A footnote acknowledges a danger of strategic rate-setting (told you I’d get into the weeds!), observing that systems could respond to the assistance program by “shifting the rate burden to consumption levels below 12 CCF, and thus elevate the benefit for eligible households.” Apparently the concern is that utilities will game the assistance program as a means of channeling more state money to local customers. But from an affordability perspective, the more worrisome prospect is that the state’s assistance program will incentivize regressive pricing that ironically makes water less affordable for many.

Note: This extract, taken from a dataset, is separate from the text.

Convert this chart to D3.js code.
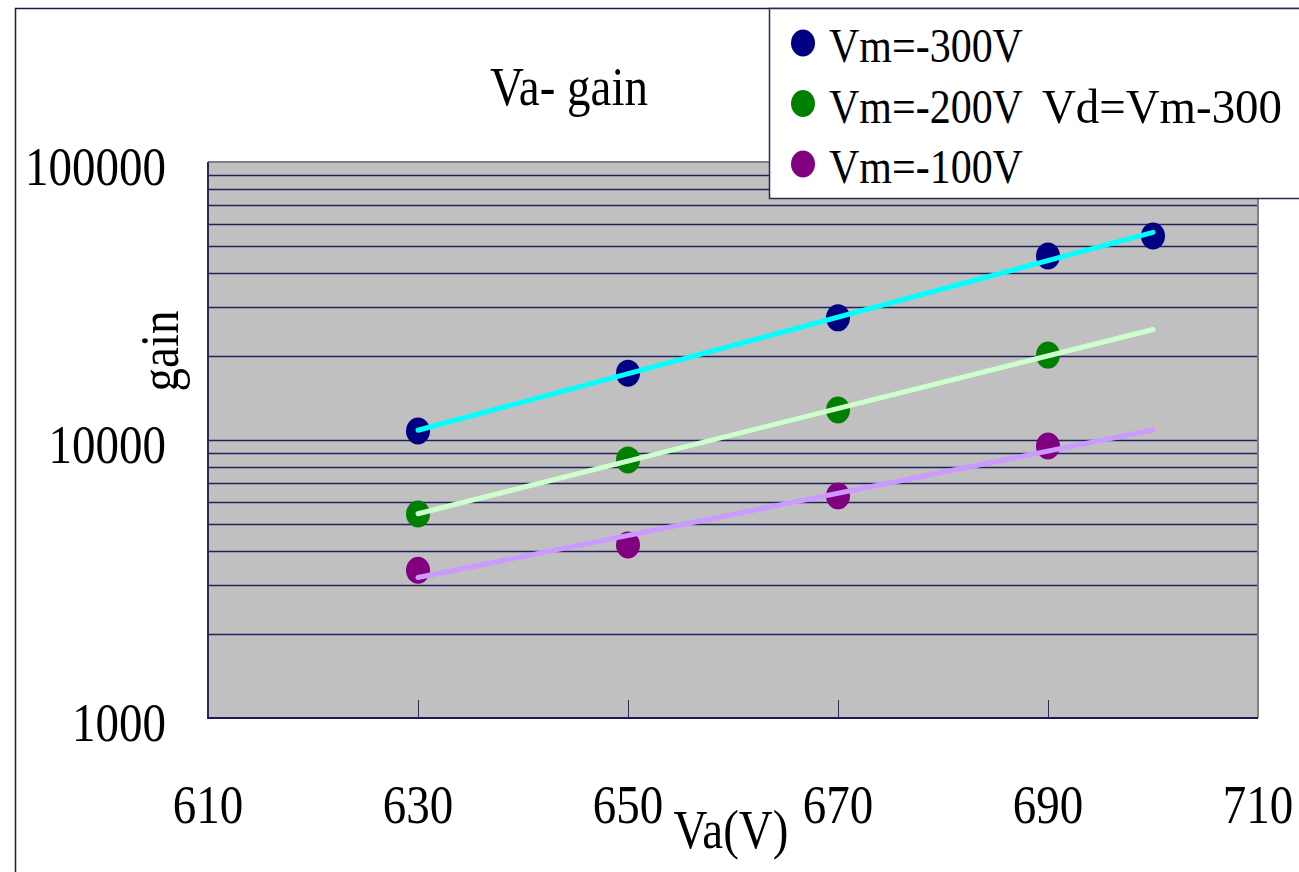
<!DOCTYPE html>
<html>
<head>
<meta charset="utf-8" />
<title>Va- gain</title>
<style>
html, body {
    margin: 0;
    padding: 0;
    background: #fff;
}
svg text {
    font-family: "Liberation Serif", "Times New Roman", serif;
    fill: #000;
}
</style>
</head>
<body>
<svg id="chart" width="1299" height="872"></svg>
<script src="https://cdnjs.cloudflare.com/ajax/libs/d3/7.8.5/d3.min.js"></script>
<script>
// data
var va = [630, 650, 670, 690, 700]
var gain300 = [10780, 17400, 27500, 45900, 54200]
var gain200 = [5420, 8480, 12820, 20200]
var gain100 = [3400, 4190, 6290, 9510]
var seriesNames = ["Vm=-300V", "Vm=-200V", "Vm=-100V"]
var xTicks = [610, 630, 650, 670, 690, 710]
var yTicks = [1000, 10000, 100000]
var trendRange = [630, 700]

var markerColors = ["#000080", "#008000", "#800080"]
var trendColors = ["#00ffff", "#ccffcc", "#cc99ff"]
var gridColor = "#22225c"
var stretch = 1.18   // text in the source is vertically stretched

var svg = d3.select("#chart")

var plot = {left: 208, top: 162, right: 1258, bottom: 718}

var x = d3.scaleLinear().domain([610, 710]).range([plot.left, plot.right])
var y = d3.scaleLog().domain([1000, 100000]).range([plot.bottom, plot.top])

var series = [gain300, gain200, gain100].map(function(g, i) {
    return {
        name: seriesNames[i],
        points: g.map(function(v, j) { return {x: va[j], y: v} }),
        marker: markerColors[i],
        trend: trendColors[i]
    }
})

// outer frame
svg.append("rect")
    .attr("x", 15.5).attr("y", 8.5)
    .attr("width", 1400).attr("height", 1000)
    .attr("fill", "none")
    .attr("stroke", "#1a1a50")
    .attr("stroke-width", 1.5)

// plot background
svg.append("rect")
    .attr("x", plot.left).attr("y", plot.top)
    .attr("width", plot.right - plot.left)
    .attr("height", plot.bottom - plot.top)
    .attr("fill", "#c0c0c0")

// horizontal grid on every log tick
var gridVals = y.ticks().filter(function(v) { return v > 1000 && v < 100000 })
svg.append("g").selectAll("line")
    .data(gridVals)
    .enter()
    .append("line")
    .attr("x1", plot.left).attr("x2", plot.right)
    .attr("y1", function(d) { return Math.round(y(d)) + 0.5 })
    .attr("y2", function(d) { return Math.round(y(d)) + 0.5 })
    .attr("stroke", gridColor)
    .attr("stroke-width", 1.4)

// plot border: grey top / right, navy left / bottom
svg.append("line")
    .attr("x1", plot.left).attr("x2", plot.right)
    .attr("y1", plot.top).attr("y2", plot.top)
    .attr("stroke", "#808080").attr("stroke-width", 2)
svg.append("line")
    .attr("x1", plot.right).attr("x2", plot.right)
    .attr("y1", plot.top).attr("y2", plot.bottom)
    .attr("stroke", "#808080").attr("stroke-width", 2)
svg.append("line")
    .attr("x1", plot.left).attr("x2", plot.left)
    .attr("y1", plot.top).attr("y2", plot.bottom + 1)
    .attr("stroke", "#2a2a5a").attr("stroke-width", 2)
svg.append("line")
    .attr("x1", plot.left).attr("x2", plot.right)
    .attr("y1", plot.bottom).attr("y2", plot.bottom)
    .attr("stroke", "#1a1a5a").attr("stroke-width", 2)

// small inside ticks on the x axis
svg.append("g").selectAll("line")
    .data(xTicks.slice(1, -1))
    .enter()
    .append("line")
    .attr("x1", function(d) { return Math.round(x(d)) + 0.5 })
    .attr("x2", function(d) { return Math.round(x(d)) + 0.5 })
    .attr("y1", plot.bottom - 18).attr("y2", plot.bottom)
    .attr("stroke", "#2a2a5a").attr("stroke-width", 1)

function stretchedText(g, tx, ty, str, size, anchor) {
    return g.append("text")
        .attr("transform", "translate(" + tx + "," + ty + ") scale(1," + stretch + ")")
        .attr("text-anchor", anchor || "start")
        .attr("font-size", size)
        .text(str)
}

// tick labels
yTicks.forEach(function(t) {
    stretchedText(svg, 166, y(t) + 23, String(t), 47, "end")
})
xTicks.forEach(function(t) {
    stretchedText(svg, x(t), 823, String(t), 47, "middle")
})

// titles
stretchedText(svg, 569, 105, "Va- gain", 47, "middle")
stretchedText(svg, 731, 848, "Va(V)", 47, "middle")
svg.append("text")
    .attr("transform", "translate(178,351) rotate(-90) scale(1," + stretch + ")")
    .attr("text-anchor", "middle")
    .attr("font-size", 47)
    .text("gain")

// exponential trend lines (least squares on log10 gain)
function fitLog(points) {
    var mx = d3.mean(points, function(p) { return p.x })
    var my = d3.mean(points, function(p) { return Math.log10(p.y) })
    var num = d3.sum(points, function(p) { return (p.x - mx) * (Math.log10(p.y) - my) })
    var den = d3.sum(points, function(p) { return (p.x - mx) * (p.x - mx) })
    var b = num / den
    return function(v) { return Math.pow(10, my + b * (v - mx)) }
}

var line = d3.line()
    .x(function(d) { return x(d[0]) })
    .y(function(d) { return y(d[1]) })

series.forEach(function(s) {
    var f = fitLog(s.points)
    s.trendPts = trendRange.map(function(v) { return [v, f(v)] })
})

// markers go under the trend lines
series.forEach(function(s) {
    svg.append("g").selectAll("ellipse")
        .data(s.points)
        .enter()
        .append("ellipse")
        .attr("cx", function(d) { return x(d.x) })
        .attr("cy", function(d) { return y(d.y) })
        .attr("rx", 12)
        .attr("ry", 13.5)
        .attr("fill", s.marker)
})

series.forEach(function(s) {
    svg.append("path")
        .datum(s.trendPts)
        .attr("d", line)
        .attr("fill", "none")
        .attr("stroke", s.trend)
        .attr("stroke-width", 5)
        .attr("stroke-linecap", "round")
})

// legend
var legend = svg.append("g")
legend.append("rect")
    .attr("x", 769.5).attr("y", 8.5)
    .attr("width", 600).attr("height", 190)
    .attr("fill", "#fff")
    .attr("stroke", "#2a2a5a")
    .attr("stroke-width", 1.5)

series.forEach(function(s, i) {
    var rowY = 43 + i * 60.5
    legend.append("ellipse")
        .attr("cx", 803).attr("cy", rowY)
        .attr("rx", 12).attr("ry", 13.5)
        .attr("fill", s.marker)
    stretchedText(legend, 829, rowY + 19, s.name, 42)
})
stretchedText(legend, 1042, 43 + 60.5 + 19, "Vd=Vm-300", 42)
    .attr("textLength", 240)
    .attr("lengthAdjust", "spacingAndGlyphs")
</script>
</body>
</html>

This perverse incentive will exist no matter what volume is subsidized, but the greater the volume subsidized, the more perverse the incentive will be. If an assistance program is supposed to support a human right to water, then a more modest 6-8 ccf standard for support is more defensible and less susceptible to rate design gamesmanship.

*My January 2018 article on affordability measurement prompted a grouchy email from a San Francisco official who complained that 50 gpcd was an unrealistically high essential volume for evaluating affordability

I chuckled when typing: “conservative San Francisco.” Our language is funny, sometimes.